Jorge Miranda (JM) é para mim um bom exemplo do nosso conservadorismo universitário, muito evidente na tradição particular das escolas de direito e de letras. Hoje, no Público, protesta contra o uso do inglês em diversas actividades universitárias. Não vou gastar muita cera com esse defunto, apenas algumas anotações.
1. O que se propõe como generalização do ensino em inglês refere-se apenas ao segundo ciclo, o mestrado. Tudo indica que será cada vez mais o nível de estudos mais internacionalizado, mais promotor da mobililidade, mais atraente para estudantes não europeus. Não é razão sobeja para o uso do inglês, a língua franca actual? Se uma empresa portuguesa quiser fazer uma grande campanha de promoção no mercado internacional, vai publicar anúncios em português?
2. JM esquece que, durante séculos, o ensino universitário foi sempre em latim? Em Coimbra, isso era considerado uma traição à língua portuguesa?
3. Marginalmente, JM deprecia os actuais mestrados à bolonhesa em relação aos anteriores mestrados portugueses. A meu ver, não tem razão. O nosso mestrado não era carne nem peixe. Como trabalho de investigação, só tinha algum valor nos casos perversos, como em direito e letras, em que ele era prolongado quase até à duração de um doutoramento. Nas ciências e tecnologias sempre foi, em geral, uma perda de tempo, melhor aproveitado na ida directa para o doutoramento. No fim, sem qualquer impacto no mercado do trabalho, só servia para formar professores do politécnico e para propinas chorudas das universidades.
4. JM refere que "um pouco por toda a parte, já se vão reconhecendo os excessos e os malefícios trazidos por aplicações rígidas do processo de Bolonha". Isto é como eu dizer a um jurista como JM que cada vez mais se reconhece os vícios do código penal por causa das decisões erradas dos juízes.
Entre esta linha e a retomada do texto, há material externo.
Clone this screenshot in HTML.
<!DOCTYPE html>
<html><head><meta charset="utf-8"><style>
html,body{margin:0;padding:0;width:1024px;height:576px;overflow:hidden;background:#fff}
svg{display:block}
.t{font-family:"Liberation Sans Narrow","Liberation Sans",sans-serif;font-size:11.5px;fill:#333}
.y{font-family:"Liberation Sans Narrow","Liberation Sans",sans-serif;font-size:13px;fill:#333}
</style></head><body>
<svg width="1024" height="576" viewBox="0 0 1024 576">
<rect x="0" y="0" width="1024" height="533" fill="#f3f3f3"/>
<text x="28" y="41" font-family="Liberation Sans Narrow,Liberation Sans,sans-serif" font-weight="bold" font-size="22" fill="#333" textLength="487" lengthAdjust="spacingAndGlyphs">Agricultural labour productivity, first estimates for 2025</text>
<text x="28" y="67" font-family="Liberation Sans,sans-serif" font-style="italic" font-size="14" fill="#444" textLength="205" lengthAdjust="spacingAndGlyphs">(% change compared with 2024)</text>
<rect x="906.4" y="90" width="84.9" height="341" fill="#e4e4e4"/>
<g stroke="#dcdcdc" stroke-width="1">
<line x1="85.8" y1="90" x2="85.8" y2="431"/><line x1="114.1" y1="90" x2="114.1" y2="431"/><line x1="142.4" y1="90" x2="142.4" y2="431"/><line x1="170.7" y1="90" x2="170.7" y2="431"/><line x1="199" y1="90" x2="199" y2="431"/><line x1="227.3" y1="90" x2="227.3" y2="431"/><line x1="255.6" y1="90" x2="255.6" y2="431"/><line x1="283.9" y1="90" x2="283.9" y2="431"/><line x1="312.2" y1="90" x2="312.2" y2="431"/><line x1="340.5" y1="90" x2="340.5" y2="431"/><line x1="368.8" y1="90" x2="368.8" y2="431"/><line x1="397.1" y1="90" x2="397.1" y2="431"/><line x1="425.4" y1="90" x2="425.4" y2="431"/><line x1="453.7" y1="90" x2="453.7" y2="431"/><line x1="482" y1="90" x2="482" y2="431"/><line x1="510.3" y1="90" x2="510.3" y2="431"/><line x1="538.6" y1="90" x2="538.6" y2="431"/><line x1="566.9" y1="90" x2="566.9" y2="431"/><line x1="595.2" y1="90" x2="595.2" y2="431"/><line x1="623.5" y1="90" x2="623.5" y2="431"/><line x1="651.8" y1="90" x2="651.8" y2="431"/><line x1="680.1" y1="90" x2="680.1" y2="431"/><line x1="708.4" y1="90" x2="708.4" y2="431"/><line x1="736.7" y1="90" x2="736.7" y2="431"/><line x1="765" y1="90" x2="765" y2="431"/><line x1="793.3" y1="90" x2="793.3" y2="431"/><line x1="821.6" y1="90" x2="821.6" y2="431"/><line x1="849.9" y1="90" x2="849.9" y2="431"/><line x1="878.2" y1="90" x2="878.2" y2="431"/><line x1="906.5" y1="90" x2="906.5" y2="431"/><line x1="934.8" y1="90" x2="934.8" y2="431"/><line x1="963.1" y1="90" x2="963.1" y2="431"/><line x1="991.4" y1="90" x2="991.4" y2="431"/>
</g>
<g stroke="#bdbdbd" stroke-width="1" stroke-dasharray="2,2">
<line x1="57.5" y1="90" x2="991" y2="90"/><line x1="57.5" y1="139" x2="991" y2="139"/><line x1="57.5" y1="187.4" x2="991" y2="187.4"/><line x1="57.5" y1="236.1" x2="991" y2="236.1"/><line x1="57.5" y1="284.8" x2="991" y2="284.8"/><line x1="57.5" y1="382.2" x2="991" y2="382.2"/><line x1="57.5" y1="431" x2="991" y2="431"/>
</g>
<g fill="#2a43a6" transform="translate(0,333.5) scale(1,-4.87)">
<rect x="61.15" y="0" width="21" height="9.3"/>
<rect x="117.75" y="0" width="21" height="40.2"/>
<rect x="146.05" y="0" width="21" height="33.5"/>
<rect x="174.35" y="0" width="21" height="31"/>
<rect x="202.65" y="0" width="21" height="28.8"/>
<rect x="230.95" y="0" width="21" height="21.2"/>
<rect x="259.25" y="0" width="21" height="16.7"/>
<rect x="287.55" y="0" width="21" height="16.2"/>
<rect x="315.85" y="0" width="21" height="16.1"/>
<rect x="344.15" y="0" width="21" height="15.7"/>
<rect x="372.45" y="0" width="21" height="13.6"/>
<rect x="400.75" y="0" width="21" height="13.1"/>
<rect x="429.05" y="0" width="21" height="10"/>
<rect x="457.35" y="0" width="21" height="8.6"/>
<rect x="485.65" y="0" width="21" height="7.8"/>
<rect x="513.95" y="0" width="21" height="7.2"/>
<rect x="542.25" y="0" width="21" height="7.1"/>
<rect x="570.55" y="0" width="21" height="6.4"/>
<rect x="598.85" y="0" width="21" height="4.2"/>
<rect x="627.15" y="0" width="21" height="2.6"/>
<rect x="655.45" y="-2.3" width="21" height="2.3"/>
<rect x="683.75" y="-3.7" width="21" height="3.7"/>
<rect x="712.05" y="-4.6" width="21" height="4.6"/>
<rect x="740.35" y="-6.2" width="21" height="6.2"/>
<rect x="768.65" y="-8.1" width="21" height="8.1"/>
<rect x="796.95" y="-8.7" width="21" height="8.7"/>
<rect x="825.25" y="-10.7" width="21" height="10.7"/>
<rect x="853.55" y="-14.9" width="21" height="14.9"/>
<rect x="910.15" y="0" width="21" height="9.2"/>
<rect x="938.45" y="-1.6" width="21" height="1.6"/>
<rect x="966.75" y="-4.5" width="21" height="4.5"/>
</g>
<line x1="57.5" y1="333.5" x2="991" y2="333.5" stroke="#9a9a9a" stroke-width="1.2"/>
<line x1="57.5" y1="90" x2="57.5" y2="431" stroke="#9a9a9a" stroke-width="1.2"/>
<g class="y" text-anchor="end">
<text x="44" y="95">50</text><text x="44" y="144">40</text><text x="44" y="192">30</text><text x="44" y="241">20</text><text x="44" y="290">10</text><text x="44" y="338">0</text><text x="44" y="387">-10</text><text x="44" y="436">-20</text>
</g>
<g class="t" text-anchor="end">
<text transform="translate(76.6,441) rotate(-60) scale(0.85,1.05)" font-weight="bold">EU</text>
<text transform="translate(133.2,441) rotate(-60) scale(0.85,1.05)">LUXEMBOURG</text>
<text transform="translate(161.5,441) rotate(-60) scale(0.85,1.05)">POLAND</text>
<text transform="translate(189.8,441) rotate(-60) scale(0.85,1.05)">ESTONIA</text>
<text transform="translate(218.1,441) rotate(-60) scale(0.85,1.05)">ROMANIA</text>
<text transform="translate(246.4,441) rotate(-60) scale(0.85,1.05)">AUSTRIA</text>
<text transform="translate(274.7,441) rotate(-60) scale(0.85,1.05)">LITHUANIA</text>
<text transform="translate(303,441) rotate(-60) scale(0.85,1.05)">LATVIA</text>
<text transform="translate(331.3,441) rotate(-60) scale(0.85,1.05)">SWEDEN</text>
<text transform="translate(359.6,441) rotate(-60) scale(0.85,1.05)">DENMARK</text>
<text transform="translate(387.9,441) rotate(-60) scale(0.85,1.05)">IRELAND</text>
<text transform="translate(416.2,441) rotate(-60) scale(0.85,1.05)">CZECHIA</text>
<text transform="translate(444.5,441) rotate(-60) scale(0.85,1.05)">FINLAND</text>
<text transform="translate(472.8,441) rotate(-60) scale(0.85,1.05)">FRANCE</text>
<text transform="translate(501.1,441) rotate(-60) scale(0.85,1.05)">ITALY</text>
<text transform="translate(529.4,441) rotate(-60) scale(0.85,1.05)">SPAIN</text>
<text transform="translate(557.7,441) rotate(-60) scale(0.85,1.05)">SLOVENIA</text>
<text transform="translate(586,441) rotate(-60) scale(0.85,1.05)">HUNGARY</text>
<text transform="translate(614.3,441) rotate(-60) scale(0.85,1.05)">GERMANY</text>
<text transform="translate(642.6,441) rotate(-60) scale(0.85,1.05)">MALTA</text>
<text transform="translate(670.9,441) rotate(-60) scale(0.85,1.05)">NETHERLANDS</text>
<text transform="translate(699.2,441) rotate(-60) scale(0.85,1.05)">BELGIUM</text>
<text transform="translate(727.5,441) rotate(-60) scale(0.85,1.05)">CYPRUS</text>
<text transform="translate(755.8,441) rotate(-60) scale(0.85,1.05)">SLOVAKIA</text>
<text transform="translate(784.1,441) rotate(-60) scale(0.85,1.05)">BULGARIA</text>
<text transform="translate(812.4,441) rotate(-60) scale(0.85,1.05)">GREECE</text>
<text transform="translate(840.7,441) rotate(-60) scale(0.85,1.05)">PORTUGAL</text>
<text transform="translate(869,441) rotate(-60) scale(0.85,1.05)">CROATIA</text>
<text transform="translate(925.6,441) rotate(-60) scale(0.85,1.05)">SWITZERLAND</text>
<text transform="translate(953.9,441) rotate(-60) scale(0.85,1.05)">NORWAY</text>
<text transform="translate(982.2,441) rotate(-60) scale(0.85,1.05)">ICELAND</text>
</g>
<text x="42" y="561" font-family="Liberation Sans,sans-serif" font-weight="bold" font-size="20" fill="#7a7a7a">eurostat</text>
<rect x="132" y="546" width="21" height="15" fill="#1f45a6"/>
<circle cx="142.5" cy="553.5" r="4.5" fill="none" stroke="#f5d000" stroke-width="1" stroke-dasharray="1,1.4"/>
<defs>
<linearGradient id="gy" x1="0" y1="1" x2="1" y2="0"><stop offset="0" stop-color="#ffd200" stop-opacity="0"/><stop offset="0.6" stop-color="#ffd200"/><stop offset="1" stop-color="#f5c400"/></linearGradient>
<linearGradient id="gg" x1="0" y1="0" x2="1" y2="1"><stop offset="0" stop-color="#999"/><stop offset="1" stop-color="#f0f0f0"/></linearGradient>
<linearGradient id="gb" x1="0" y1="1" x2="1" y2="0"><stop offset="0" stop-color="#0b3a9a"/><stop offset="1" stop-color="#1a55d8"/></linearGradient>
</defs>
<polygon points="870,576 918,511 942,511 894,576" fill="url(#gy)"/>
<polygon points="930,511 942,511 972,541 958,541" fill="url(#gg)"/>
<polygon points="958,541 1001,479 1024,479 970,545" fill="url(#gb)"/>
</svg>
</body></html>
Mas, afinal, JM é coerente, se nos lembrarmos do seu incrível documento quando coordenou a comissão para Bolonha na área do Direito.
5. JM escandaliza-se por haver debates em inglês no conselho científico de uma faculdade. É que essa faculdade, e outras, ao contrário da Faculdade de Direito, não se fica por recrutamento doméstico, tem professores estrangeiros cujo contributo para a política institucional discutida no conselho científico é muito importante. Devem ser afastados da discussão por não falarem português? Já agora, coisa impensável na Faculdade de Direito, há cada vez mais doutorandos orientados por investigadores estrangeiros, que, pela lei, são membros do júri. As provas de doutoramento, neste caso, devem ser obrigatoriamente em português?